Cons of downsizing include:
- Even if a home is mortgage free, downsizers still face costs when moving home – including stamp duty, estate agent and conveyancing fees, survey costs and moving costs.
- A larger home may rise in value quicker than a smaller dwelling, meaning staying put for a few more years and increasing profits could be a wise move.
- Downsizers will have less room to store belongings and less space to look after grandchildren or host guests.
How could downsizing help the market?
An increase in the number of people downsizing can be beneficial to the market in helping to free up more supply for home movers. Families with young children, children of school age or older teenagers/young adults may be seeking a larger home to comfortably house their offspring.

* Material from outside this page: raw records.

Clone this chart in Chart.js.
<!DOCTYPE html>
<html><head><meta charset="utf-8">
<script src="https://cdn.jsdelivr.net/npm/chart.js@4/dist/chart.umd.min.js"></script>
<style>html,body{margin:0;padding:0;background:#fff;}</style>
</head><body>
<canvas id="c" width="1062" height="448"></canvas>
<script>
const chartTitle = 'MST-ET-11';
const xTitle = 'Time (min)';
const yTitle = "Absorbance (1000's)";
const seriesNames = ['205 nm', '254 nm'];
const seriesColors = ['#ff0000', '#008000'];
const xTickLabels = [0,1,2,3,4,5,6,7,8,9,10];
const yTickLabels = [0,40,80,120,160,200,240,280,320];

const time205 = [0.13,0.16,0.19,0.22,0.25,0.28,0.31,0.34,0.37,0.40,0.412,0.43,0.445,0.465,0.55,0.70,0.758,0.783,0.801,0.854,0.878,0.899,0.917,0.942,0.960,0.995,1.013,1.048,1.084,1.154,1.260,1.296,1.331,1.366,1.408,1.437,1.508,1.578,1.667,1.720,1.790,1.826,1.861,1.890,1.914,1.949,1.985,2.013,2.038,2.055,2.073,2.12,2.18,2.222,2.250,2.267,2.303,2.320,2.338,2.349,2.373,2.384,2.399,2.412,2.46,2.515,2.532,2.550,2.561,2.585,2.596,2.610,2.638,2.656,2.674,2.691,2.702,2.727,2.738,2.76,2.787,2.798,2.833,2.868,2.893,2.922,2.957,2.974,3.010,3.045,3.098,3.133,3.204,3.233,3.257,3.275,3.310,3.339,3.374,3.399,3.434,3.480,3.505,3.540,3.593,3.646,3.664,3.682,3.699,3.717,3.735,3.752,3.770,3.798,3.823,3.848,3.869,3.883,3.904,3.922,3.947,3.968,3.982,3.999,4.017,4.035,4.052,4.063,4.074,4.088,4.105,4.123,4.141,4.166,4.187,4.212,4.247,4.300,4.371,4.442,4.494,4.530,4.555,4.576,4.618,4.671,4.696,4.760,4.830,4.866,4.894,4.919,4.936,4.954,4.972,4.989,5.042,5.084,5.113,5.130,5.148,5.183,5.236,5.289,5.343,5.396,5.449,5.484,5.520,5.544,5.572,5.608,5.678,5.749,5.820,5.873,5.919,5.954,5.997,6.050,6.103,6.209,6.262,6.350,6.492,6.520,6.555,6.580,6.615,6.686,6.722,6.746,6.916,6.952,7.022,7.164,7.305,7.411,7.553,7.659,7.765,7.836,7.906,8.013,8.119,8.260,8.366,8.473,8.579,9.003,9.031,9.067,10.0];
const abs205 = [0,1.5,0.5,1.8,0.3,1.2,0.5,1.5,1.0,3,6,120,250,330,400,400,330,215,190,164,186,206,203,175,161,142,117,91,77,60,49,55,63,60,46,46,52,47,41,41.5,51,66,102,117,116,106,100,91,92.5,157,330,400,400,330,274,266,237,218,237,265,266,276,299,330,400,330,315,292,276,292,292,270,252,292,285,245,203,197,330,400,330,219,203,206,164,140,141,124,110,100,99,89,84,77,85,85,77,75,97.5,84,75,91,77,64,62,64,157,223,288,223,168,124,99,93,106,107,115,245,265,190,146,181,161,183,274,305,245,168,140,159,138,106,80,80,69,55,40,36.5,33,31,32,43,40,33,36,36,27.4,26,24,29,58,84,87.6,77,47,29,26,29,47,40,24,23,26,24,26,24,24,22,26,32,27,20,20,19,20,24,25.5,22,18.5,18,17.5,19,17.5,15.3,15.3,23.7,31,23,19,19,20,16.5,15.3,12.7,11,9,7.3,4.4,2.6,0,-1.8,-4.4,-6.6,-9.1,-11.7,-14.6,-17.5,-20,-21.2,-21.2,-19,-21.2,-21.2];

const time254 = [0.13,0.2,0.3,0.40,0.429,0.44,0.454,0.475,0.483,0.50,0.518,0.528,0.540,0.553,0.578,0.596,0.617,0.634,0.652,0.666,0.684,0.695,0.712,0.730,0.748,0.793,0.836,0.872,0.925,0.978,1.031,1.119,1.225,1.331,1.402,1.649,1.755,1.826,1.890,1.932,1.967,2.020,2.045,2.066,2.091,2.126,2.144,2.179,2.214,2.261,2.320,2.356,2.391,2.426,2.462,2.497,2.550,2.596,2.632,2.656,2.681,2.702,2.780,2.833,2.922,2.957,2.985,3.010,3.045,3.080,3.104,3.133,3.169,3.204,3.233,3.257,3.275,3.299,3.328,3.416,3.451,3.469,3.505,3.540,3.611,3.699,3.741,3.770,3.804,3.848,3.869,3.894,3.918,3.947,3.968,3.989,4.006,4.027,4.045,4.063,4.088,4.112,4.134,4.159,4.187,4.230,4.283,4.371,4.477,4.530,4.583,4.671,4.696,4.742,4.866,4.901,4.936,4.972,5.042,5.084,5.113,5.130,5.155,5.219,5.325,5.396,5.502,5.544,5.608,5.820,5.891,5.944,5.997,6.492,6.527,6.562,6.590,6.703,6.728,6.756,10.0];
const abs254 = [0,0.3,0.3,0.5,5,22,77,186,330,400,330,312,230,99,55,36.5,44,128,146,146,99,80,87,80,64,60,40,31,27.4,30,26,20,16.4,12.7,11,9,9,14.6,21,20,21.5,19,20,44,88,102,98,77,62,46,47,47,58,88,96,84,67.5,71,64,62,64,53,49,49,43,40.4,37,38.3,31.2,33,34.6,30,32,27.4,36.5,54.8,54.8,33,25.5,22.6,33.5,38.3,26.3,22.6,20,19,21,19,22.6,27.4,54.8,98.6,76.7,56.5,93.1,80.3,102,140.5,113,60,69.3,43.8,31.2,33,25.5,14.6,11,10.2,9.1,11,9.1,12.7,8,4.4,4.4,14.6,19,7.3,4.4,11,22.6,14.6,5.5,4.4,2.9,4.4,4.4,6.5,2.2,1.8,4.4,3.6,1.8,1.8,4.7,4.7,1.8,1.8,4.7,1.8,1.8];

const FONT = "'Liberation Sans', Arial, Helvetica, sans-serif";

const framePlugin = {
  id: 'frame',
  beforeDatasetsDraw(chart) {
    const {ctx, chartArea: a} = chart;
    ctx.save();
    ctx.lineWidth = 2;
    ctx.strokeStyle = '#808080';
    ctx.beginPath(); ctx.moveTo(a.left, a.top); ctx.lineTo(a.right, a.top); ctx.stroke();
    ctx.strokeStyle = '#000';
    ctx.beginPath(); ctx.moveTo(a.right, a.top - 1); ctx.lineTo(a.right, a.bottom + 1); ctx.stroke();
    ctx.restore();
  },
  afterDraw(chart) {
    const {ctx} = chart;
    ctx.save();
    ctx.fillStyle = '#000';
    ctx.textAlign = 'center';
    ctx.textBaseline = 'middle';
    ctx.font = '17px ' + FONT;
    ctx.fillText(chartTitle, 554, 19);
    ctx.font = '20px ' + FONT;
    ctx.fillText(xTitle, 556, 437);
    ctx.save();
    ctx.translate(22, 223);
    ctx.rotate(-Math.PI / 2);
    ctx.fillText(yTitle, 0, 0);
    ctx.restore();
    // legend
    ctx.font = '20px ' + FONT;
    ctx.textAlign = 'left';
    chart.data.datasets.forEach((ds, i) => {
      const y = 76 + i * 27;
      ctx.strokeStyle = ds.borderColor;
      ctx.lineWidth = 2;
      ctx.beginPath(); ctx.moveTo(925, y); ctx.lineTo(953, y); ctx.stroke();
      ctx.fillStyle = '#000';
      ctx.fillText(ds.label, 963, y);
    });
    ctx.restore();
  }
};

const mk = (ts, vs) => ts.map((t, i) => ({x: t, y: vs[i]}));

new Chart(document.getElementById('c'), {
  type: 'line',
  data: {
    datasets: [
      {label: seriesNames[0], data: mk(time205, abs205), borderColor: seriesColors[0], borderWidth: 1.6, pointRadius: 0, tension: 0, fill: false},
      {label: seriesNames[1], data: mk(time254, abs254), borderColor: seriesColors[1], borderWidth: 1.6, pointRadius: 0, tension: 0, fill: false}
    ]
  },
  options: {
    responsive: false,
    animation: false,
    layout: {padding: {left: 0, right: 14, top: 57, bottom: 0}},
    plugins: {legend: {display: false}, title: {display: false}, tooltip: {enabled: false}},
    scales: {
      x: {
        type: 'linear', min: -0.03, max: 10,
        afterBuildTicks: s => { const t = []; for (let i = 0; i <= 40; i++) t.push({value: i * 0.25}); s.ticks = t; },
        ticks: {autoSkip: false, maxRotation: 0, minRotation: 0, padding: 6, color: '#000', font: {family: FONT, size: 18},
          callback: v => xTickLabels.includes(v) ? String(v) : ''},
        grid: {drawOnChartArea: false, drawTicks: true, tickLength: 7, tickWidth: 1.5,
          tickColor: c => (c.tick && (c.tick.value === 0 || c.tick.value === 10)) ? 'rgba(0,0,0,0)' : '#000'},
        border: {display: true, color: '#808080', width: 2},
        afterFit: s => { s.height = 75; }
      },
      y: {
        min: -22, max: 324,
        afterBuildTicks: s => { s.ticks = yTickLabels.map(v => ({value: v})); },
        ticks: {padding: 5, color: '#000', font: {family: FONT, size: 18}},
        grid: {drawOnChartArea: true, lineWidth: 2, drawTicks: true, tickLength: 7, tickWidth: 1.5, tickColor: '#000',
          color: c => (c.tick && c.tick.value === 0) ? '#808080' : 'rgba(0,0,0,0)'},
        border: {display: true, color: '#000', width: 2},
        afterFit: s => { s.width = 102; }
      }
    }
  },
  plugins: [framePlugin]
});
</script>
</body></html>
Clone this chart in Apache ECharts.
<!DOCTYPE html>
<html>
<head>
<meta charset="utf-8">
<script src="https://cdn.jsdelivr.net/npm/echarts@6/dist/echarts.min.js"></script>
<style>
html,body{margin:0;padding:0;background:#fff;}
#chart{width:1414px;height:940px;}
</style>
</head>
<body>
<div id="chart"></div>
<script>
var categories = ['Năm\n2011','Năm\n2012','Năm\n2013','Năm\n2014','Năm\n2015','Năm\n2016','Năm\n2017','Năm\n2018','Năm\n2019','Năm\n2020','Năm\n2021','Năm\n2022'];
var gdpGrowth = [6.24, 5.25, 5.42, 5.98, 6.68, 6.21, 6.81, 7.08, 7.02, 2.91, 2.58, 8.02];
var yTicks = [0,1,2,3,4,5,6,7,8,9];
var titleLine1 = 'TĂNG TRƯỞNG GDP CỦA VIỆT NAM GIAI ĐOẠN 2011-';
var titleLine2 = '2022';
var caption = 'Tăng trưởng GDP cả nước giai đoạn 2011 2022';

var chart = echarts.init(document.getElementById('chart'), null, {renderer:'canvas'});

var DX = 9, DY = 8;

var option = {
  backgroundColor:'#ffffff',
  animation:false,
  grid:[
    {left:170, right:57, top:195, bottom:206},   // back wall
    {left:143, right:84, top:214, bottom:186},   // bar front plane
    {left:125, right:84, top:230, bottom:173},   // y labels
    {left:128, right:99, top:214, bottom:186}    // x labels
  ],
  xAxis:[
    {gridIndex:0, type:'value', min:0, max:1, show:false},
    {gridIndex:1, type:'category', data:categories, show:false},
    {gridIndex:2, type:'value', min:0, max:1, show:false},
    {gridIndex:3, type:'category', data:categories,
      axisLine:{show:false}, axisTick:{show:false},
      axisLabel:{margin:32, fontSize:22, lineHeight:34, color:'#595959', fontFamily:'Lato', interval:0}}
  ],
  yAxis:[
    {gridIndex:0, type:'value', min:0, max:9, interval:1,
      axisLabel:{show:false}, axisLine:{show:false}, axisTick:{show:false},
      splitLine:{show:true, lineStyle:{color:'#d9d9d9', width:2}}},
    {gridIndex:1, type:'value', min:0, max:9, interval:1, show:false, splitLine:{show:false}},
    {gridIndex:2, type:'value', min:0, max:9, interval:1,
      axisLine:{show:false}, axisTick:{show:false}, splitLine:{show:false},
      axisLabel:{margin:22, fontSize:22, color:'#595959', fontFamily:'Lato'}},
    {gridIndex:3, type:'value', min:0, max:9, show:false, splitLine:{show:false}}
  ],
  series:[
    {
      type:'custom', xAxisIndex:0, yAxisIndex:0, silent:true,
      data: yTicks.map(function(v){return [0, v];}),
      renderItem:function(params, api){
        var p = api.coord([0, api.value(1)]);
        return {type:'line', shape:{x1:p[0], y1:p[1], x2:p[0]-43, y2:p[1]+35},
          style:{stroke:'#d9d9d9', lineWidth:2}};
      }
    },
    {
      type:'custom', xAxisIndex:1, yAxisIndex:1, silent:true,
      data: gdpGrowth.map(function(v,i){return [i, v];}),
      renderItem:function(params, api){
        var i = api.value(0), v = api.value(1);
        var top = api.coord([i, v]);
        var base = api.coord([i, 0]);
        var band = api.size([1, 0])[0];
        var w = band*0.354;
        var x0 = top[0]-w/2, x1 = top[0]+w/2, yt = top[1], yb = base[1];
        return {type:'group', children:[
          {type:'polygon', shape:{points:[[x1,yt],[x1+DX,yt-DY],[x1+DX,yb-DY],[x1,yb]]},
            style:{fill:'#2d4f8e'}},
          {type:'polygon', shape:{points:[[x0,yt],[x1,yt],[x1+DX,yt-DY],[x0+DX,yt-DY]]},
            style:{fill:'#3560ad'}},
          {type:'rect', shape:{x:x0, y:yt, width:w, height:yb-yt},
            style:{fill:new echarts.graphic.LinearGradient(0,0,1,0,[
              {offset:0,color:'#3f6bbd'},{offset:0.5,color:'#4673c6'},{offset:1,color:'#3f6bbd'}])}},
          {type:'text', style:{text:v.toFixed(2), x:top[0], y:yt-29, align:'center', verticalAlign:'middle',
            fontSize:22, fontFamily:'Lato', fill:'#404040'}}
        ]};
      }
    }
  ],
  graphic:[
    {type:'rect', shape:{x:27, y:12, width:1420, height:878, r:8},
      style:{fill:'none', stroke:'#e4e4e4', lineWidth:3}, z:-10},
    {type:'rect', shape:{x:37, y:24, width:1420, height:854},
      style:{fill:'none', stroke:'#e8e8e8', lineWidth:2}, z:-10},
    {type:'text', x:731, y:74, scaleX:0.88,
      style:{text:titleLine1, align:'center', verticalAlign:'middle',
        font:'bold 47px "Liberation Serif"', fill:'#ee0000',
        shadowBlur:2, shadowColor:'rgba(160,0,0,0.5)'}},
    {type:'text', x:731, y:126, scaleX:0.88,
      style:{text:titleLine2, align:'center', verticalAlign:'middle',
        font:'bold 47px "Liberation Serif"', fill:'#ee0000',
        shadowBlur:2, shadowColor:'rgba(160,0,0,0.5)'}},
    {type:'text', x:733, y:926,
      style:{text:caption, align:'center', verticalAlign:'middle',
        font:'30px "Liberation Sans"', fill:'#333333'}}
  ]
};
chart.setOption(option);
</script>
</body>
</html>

If they are frustrated in their attempts to move by a lack of suitable properties, this then feeds down to the wrung below, the second-steppers looking to move on from their starter home or the first-time buyers eager for a bigger home to kick-start their journey on the property ladder.
A lack of suitable homes for those keen to downsize is also a problem, as is shown by the shortage of bungalows in London. The latest English Housing Survey says bungalows account for just 10% of British owner-occupied housing stock, with these dwellings also unevenly spread across the country. A tiny number of bungalows tend to exist in major cities.
Despite this, there are a very small number of new bungalows being constructed in the UK, making up only 2% of completions in 2017-18. This is equivalent to a rather paltry 2,579 new homes.
Naturally, not every downsizer will be seeking a bungalow – with smaller flats or homes also an option – but many will. And, at present, that demand is not being met. If people are going to be encouraged and incentivised to downsize, to free up more housing stock, they need to have the homes to move to.
Sometimes house-builders are so focused on providing homes for first-time buyers they negate to take into account last-time ones. This needs to change if the number of downsizers is to increase, along with greater awareness about the possible benefits (both financial and otherwise) of moving to a smaller home.